Obviously, the weather affects how much I spend. I’ll have to look at the forecast three or four days ahead, see what it’s doing in case I need extra money for the meter. I keep an extra fiver in my emergency Pot Noodle pot in the cupboard.

We live in a rural area in the middle of nowhere. So I have to decide whether I put petrol in the car and go and do a big shop in the nearest town, which is an 18-mile round trip, or go to the more expensive local shop but save on the petrol. It’s £1.40 at the local shop for six eggs and £1.50 for 12 at Lidl or Aldi. So you’re weighing this up all the time. It’s exhausting. Mental health problems will soar with the cost of living crises.

When I hear inflation will be in double figures soon, I wonder how people will cope. I always think that somehow I’ll get by because of my mindset – I’ll take it on the chin and try to turn it into a positive. But I think I’m unusual in that. There are so many people who find it difficult to manage their money and these are the people who will be most affected. That fills me with fear for them.

I’d love to be able to get my son and daughter all the up-to-date stuff. They’re good kids though, and they know I can’t afford it, not least because I don’t get any support from their dads. I don’t sugarcoat the donut with the kids. I’m not one for sugarcoating anything to be honest. But there’s only so much I want them to know because they’re only kids for so long.
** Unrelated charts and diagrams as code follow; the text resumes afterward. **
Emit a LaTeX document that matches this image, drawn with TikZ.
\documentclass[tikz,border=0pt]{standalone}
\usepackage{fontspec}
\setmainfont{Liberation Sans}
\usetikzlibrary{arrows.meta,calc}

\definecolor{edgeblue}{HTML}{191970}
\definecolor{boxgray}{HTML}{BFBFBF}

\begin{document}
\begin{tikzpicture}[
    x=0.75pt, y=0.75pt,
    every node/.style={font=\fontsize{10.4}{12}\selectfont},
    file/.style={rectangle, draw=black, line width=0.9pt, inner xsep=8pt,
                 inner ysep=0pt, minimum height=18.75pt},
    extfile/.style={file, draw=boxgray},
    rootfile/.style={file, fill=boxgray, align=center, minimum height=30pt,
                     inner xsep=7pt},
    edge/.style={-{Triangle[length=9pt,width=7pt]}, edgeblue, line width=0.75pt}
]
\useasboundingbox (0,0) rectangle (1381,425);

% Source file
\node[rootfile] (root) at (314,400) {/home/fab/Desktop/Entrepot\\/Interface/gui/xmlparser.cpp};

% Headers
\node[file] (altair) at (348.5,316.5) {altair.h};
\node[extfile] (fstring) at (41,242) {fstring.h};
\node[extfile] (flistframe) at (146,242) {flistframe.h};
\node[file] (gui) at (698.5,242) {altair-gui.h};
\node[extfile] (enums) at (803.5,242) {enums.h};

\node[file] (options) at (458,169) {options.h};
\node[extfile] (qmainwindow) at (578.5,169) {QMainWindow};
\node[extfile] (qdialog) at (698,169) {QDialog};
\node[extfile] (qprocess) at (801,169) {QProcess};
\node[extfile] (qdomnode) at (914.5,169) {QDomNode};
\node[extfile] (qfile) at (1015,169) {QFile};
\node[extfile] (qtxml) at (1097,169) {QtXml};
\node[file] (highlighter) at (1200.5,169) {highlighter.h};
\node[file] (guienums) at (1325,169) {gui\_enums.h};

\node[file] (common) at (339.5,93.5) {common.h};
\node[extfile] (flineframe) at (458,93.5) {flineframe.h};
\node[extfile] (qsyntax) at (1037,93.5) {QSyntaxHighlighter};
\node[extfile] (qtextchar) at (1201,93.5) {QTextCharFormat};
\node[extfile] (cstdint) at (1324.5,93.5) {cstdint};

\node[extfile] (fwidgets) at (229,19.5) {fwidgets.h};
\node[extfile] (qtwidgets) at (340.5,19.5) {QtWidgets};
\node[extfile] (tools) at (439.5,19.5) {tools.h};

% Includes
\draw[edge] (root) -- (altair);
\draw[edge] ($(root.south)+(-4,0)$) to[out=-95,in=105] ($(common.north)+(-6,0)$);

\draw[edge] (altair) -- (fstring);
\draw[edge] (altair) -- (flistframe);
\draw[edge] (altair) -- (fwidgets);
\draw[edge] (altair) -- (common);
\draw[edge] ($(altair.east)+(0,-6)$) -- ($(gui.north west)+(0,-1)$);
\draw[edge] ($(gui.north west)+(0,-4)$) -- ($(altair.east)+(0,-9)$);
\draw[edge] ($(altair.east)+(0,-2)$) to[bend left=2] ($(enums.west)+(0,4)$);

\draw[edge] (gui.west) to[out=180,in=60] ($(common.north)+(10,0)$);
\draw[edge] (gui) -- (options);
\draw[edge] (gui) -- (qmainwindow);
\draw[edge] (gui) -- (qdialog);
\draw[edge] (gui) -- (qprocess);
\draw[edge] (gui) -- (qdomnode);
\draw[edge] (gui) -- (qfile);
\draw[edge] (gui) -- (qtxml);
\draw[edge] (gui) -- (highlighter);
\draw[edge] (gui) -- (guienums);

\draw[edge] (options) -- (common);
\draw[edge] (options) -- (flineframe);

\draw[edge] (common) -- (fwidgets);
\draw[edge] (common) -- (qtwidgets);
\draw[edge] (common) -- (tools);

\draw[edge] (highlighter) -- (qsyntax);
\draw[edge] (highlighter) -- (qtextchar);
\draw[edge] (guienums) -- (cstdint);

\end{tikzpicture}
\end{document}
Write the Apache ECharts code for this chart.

They’ll be adults soon enough and then they’ll have this shit to deal with themselves, so I shield them from it a bit – I don’t tell them what it does to you mentally when you’re struggling so much financially. The truth is it’s hard enough for a couple to do it together, let alone a single person taking everything on.

You’ve got to laugh or you’ll cry.

On a positive note I’m still managing to keep away from the food bank – partly because I can’t afford the bloody petrol to get there.